Elections in Australia don’t have a predictable two year marathon time-line. Instead, the sitting prime minister calls an election and then everyone has 5 weeks to campaign, because on the 5th weekend the voting happens (which is mandatory, but more on that in a bit)
A few weeks ago, when Julia Gillard called an election, it couldn’t have come at a better or worse time for the Australian Youth Climate Coalition. I worked as the Interim Online Director for the AYCC from March-May and during that time we were plagued by uncertainty. When should we hold regional powershifts? What was our election campaign? How could we plan something creative and hard-hitting without being way too early or late? Well, you act on what you know, fake the rest, and charge full steam ahead.
As it turns out, the election was called the weekend after the last Powershift conference. Perfect. It also meant that the organization was at 110% capacity to put on three conferences, and then had to implement a many-part election campaign on top of that. Not so perfect.

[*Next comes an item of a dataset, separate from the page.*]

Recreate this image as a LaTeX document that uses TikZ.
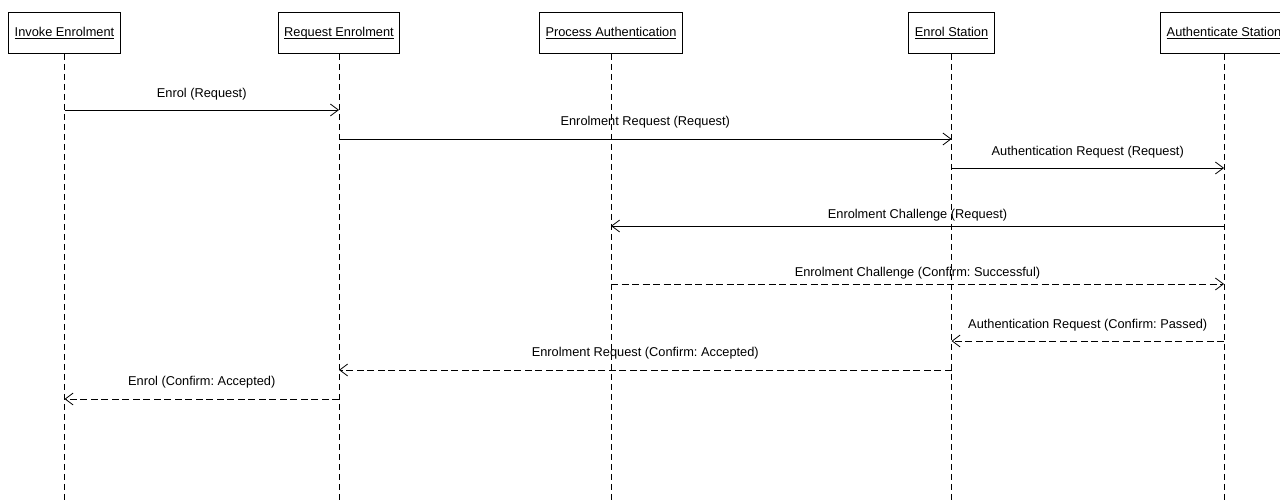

What did they do? What any good organization should: they set their sights even higher, raised more money, brought on more staff and volunteers, and set about making it happen. The AYCC has rolled out a full-blown election campaign with stunts, calls to politicians and a TV ad encouraging people to vote. I know a lot of them haven’t slept in weeks, but it’s amazing:
How did this all come about? It started with picking the dates for three regional Powershift conferences to energize youth in key areas of the country and train them up to run amazing election efforts. The three medium-sized cities had some AYCC volunteers, but having Powershifts there put them into high gear. Here’s a recap from Adeliade leader Joel Dignam:
July 30th was the last day of my life before Power Shift 2010 Adelaide.
In bed that night, I thought back to June 2nd – barely 8 weeks earlier, when Adelaide had hosted a ‘Power Shift Strategy Session’. Attended by almost 20 eager volunteers, the session began a recruitment journey during which every member of the group would challenge themselves, connect with others, and spread a simple message: that Power Shift will give us the tools to build a generation-wide movement to solve the climate crisis.

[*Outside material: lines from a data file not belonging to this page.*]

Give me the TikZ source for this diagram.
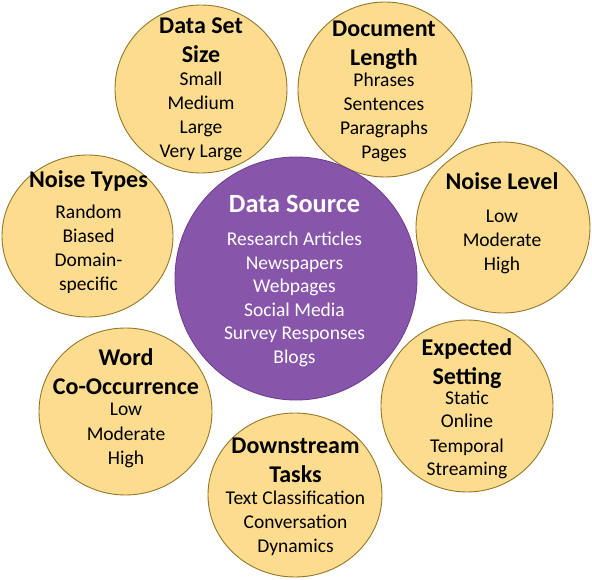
\documentclass[tikz,border=0pt]{standalone}
\usepackage{fontspec}
\setmainfont{Carlito}
\usetikzlibrary{shapes.geometric}

\definecolor{petalfill}{RGB}{252,220,142}
\definecolor{petaledge}{RGB}{150,118,40}
\definecolor{hubfill}{RGB}{135,86,170}
\definecolor{hubedge}{RGB}{112,64,150}

% title lines of a petal (bold, larger)
\newcommand\petaltitle[1]{{\fontsize{24}{29}\selectfont\bfseries #1\par}}
\newcommand\hubtitle[1]{{\fontsize{26.3}{30}\selectfont\bfseries #1\par}}

\begin{document}
\begin{tikzpicture}[x=1pt,y=-1pt,
  petal/.style={ellipse, fill=petalfill, draw=petaledge, line width=0.9pt, inner sep=0pt},
  hubdisc/.style={ellipse, fill=hubfill, draw=hubedge, line width=0.9pt, inner sep=0pt},
  petaltext/.style={text width=180pt, align=flush center, anchor=base, inner sep=0pt,
    font=\fontsize{19.5}{24}\selectfont},
  hubtext/.style={text width=230pt, align=flush center, anchor=base, inner sep=0pt,
    text=white, font=\fontsize{19.5}{23.6}\selectfont}]
\useasboundingbox (0,0) rectangle (592,580);

% petals around the hub
\node[petal, minimum width=172pt, minimum height=168pt] (size)    at (201,89)    {};
\node[petal, minimum width=174pt, minimum height=175pt] (length)  at (385,89.5)  {};
\node[petal, minimum width=174pt, minimum height=171pt] (level)   at (503,227.5) {};
\node[petal, minimum width=172pt, minimum height=172pt] (setting) at (467,406)   {};
\node[petal, minimum width=174pt, minimum height=164pt] (tasks)   at (295,495)   {};
\node[petal, minimum width=173pt, minimum height=167pt] (cooc)    at (125.5,411.5) {};
\node[petal, minimum width=171pt, minimum height=162pt] (ntypes)  at (87.5,236)  {};

% central hub
\node[hubdisc, minimum width=242pt, minimum height=243pt] (hub) at (296,278.5) {};

% petal texts
\node[petaltext] (sizetxt) at (201,34)
  {\petaltitle{Data Set\\Size}\vspace{-1pt}Small\\Medium\\Large\\Very Large};
\node[petaltext] (lengthtxt) at (384,37)
  {\petaltitle{Document\\Length}\vspace{-3pt}Phrases\\Sentences\\Paragraphs\\Pages};
\node[petaltext] (leveltxt) at (502,190)
  {\petaltitle{Noise Level}\vspace{9pt}Low\\Moderate\\High};
\node[petaltext] (settingtxt) at (467,355)
  {\petaltitle{Expected\\Setting}\vspace{-4pt}Static\\Online\\Temporal\\Streaming};
\node[petaltext] (taskstxt) at (295.5,453)
  {\petaltitle{Downstream\\Tasks}\vspace{-2pt}Text Classification\\Conversation\\Dynamics};
\node[petaltext] (cooctxt) at (126,365)
  {\petaltitle{Word\\Co-Occurrence}\vspace{-2pt}Low\\Moderate\\High};
\node[petaltext] (ntypestxt) at (88.5,188)
  {\petaltitle{Noise Types}\vspace{7pt}Random\\Biased\\Domain-\\specific};

% hub text
\node[hubtext] (hubtxt) at (294.5,213)
  {\hubtitle{Data Source}\vspace{9pt}Research Articles\\Newspapers\\Webpages\\Social Media\\Survey Responses\\Blogs};
\end{tikzpicture}
\end{document}
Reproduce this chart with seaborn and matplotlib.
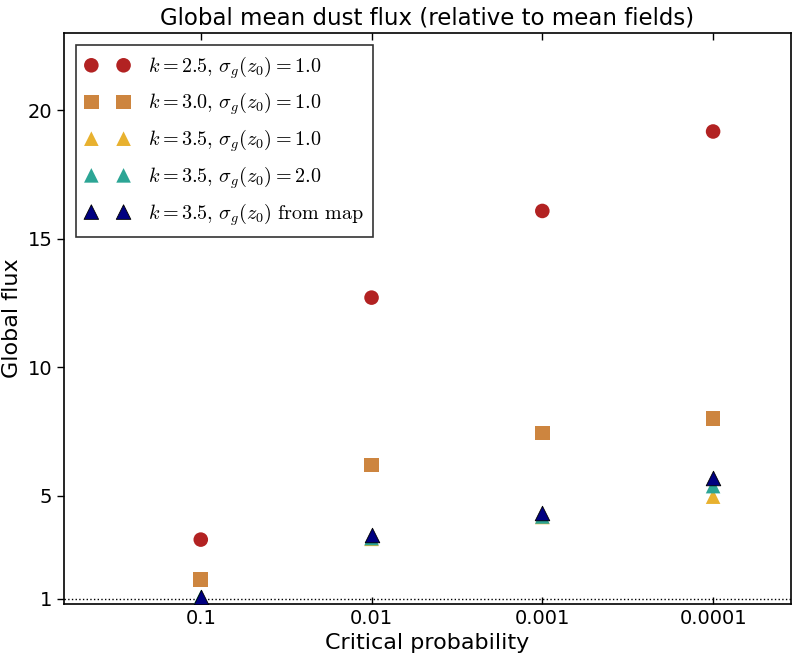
import matplotlib
matplotlib.use("Agg")
import matplotlib.pyplot as plt
import seaborn as sns
import pandas as pd

sns.set_style("white")
plt.rcParams["mathtext.fontset"] = "cm"
plt.rcParams["font.family"] = ["DejaVu Sans"]
plt.rcParams["text.color"] = "black"
plt.rcParams["axes.labelcolor"] = "black"
plt.rcParams["xtick.color"] = "black"
plt.rcParams["ytick.color"] = "black"

categories = ["0.1", "0.01", "0.001", "0.0001"]
red_k25 = [3.30, 12.71, 16.08, 19.17]
orange_k30 = [1.74, 6.20, 7.45, 8.00]
yellow_k35 = [1.02, 3.33, 4.18, 4.97]
teal_k35_s2 = [1.05, 3.36, 4.20, 5.38]
navy_k35_map = [1.08, 3.48, 4.34, 5.70]

labels = [
    r"$k=2.5,\,\sigma_g(z_0)=1.0$",
    r"$k=3.0,\,\sigma_g(z_0)=1.0$",
    r"$k=3.5,\,\sigma_g(z_0)=1.0$",
    r"$k=3.5,\,\sigma_g(z_0)=2.0$",
    r"$k=3.5,\,\sigma_g(z_0)\ \mathrm{from\ map}$",
]
series = [red_k25, orange_k30, yellow_k35, teal_k35_s2, navy_k35_map]
colors = ["#B22222", "#CD853F", "#E8B12F", "#2CA595", "#000080"]
markers = ["o", "s", "^", "^", "^"]
edges = ["none", "none", "none", "none", "black"]

fig, ax = plt.subplots(figsize=(7.92, 6.6), dpi=100)
fig.subplots_adjust(left=0.081, right=0.9987, bottom=0.085, top=0.95)

xpos = list(range(len(categories)))
for vals, lab, col, mk, ec in zip(series, labels, colors, markers, edges):
    df = pd.DataFrame({"x": xpos, "y": vals})
    sns.scatterplot(data=df, x="x", y="y", ax=ax, color=col, marker=mk,
                    s=110, edgecolor=ec, linewidth=0.6 if ec != "none" else 0,
                    label=lab, zorder=3)

ax.axhline(1.0, color="black", linestyle=":", linewidth=1.0, zorder=1)

ax.set_xlim(-0.8, 3.456)
ax.set_ylim(0.8, 23.0)
ax.set_xticks(xpos)
ax.set_xticklabels(categories)
ax.set_yticks([1, 5, 10, 15, 20])
ax.set_yticklabels(["1", "5", "10", "15", "20"])
ax.tick_params(axis="x", direction="in", top=True, bottom=True, length=5,
               width=1, labelsize=14)
ax.tick_params(axis="y", direction="out", left=True, right=False, length=5,
               width=1, labelsize=14)
for sp in ax.spines.values():
    sp.set_visible(True)
    sp.set_color("black")
    sp.set_linewidth(1.2)

ax.set_xlabel("Critical probability", fontsize=16)
ax.set_ylabel("Global flux", fontsize=16)
ax.set_title("Global mean dust flux (relative to mean fields)", fontsize=16.5)

leg = ax.legend(loc="upper left", scatterpoints=2, scatteryoffsets=[0.5, 0.5],
                fontsize=14.5, frameon=True, fancybox=False, edgecolor="black",
                borderpad=0.45, labelspacing=0.5, handletextpad=0.9,
                borderaxespad=0.6, handlelength=2.2)
leg.get_frame().set_linewidth(1.2)

fig.savefig("out.png", dpi=100)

Powershift Adelaide (seen here) finished last weekend. Powershift Canberra is concluding as I write this, and Powershift Geelong will start next weekend. And the next weekend is the election.
In a flurry of activity after the election was called, media stunts were organized, a TV ad was produced (above) and the Power Vote campaign was assembled. It consists of a scorecard ranking the three major parties on how they stand on climate change solutions, and an automated call service. People who join the campaign tell the system their name and zip code, and it then automatically dials their politicians office to inform the politician that “Ellen Sandell” of Melbourne is voting for climate champions. After all, enough politicians authorize robo-calls to voters, it seems appropriate that they get inundated with an equal number of reminders of what voters are thinking about.

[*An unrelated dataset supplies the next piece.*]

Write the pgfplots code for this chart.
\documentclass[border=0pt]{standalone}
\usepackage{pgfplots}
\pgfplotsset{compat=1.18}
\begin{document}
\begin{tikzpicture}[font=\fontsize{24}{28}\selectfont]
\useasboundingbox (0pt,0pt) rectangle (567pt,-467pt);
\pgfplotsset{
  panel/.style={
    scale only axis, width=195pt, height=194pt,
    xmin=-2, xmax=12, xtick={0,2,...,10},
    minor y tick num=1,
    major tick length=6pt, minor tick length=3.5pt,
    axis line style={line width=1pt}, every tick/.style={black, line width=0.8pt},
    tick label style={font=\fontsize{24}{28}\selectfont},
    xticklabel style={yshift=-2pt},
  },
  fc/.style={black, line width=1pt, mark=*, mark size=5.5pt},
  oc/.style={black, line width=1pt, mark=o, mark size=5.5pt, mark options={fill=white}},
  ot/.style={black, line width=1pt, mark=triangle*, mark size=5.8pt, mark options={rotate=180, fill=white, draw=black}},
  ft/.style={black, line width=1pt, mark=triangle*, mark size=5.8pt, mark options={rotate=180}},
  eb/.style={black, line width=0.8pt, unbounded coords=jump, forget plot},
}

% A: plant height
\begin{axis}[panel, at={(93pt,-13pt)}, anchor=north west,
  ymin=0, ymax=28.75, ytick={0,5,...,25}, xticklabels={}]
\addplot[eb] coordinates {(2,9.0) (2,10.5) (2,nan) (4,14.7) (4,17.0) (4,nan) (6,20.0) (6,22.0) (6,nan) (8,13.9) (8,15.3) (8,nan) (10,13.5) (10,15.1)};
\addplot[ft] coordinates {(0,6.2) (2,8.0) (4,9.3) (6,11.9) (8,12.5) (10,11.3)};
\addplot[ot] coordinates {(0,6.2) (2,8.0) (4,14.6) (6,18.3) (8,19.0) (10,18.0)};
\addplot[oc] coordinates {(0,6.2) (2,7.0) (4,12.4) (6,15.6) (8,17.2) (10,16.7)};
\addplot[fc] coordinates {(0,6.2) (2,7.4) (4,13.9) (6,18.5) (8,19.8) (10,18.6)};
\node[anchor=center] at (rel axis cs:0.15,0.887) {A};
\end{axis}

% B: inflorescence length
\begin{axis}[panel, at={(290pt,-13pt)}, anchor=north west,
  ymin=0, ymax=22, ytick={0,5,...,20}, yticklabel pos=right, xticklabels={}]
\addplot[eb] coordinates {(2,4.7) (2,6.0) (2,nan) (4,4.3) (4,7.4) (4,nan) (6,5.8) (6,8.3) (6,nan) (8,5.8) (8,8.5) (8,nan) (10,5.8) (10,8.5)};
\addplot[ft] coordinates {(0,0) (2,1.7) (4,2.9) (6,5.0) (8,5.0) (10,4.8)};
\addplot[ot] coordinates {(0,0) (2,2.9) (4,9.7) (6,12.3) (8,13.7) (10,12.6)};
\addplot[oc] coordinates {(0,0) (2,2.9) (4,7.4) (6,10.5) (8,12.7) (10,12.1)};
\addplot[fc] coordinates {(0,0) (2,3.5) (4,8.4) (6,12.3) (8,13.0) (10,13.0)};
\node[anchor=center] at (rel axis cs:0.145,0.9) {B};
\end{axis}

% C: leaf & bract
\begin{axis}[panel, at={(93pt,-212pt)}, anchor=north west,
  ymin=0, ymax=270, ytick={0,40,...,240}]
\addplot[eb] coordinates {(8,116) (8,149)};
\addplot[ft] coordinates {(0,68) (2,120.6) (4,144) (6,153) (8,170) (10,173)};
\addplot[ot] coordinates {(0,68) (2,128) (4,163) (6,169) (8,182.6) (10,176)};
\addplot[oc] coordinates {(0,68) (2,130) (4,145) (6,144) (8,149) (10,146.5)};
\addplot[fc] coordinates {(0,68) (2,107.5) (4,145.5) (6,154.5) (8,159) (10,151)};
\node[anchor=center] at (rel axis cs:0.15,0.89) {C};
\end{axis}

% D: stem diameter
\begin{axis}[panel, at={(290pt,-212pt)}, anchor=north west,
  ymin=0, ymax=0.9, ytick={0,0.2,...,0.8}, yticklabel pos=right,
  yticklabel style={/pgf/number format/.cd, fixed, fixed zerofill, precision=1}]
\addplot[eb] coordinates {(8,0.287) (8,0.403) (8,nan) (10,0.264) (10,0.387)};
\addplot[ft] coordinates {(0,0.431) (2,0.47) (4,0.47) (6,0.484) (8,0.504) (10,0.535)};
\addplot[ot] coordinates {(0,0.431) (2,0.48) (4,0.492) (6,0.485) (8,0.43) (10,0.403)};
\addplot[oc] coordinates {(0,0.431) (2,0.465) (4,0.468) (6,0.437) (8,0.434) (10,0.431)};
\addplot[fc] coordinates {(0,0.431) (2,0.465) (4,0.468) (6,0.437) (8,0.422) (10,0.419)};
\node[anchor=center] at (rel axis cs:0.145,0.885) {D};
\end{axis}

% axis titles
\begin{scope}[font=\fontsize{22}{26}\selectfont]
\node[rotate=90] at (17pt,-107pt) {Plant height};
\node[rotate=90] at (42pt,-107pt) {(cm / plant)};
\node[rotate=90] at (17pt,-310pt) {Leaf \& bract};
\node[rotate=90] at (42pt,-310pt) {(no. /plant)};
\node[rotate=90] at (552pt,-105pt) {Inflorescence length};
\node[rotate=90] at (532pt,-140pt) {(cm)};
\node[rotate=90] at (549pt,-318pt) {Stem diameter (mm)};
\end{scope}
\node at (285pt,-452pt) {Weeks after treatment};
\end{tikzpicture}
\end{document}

The score card, the ads, the massive number of phone calls, the energized Powershift volunteers and the savvyness of the organization have been turning heads. Climate change is a top issue for Australian voters, and the combination of a viable third-party option, a country already feeling the effects of changing climates and the best renewable energy potential of any continent mean things are ripe for a change. Unfortunately, the two major political parties response has been to circle the wagons and reach an even more absurd consensus of inaction. On August 21st, the day of the election, we’ll see if the AYCC and their allies can shift that dynamic. If their luck holds and they keep taking the opportunities they have, I think we’ll see a youth climate movement emerge as a significant political force.
Another recent development gives the Australian youth a big leg up. Voting is mandatory in Australia – it’s a crime not to vote in a federal election. Unfortunately, voters need to have their registration updated to their current address in order to vote. This means that over 1/3rd of young people are not enrolled to vote and suffer no consequences from ‘breaking the law’ and not voting.
The previous conservative government created a policy that the last chance to update voting enrollment was 5 weeks before the election – the end of the day that the election was ‘called’. Just last week, GetUp.org.au, another progressive campaigning organization in Australia, won a major court battle challenging the legality of the enrollment policy. This means that 100,000 young voters can now vote who were previously prevented from doing so. Score!
Will it be enough to break the deadlock? Perhaps, but there’s nothing like a good media narrative to really turn up the heat on a tight issue, and creative stunts, at their best, are the perfect tool to do that. That’s why I was thrilled to see the ‘elephant in the room’ quite literally, burst into the room last week to demand why the two major parties weren’t talking about climate change solutions. The media loved it. Keep up the great work AYCC, folks in the US are watching and hopefully taking notes.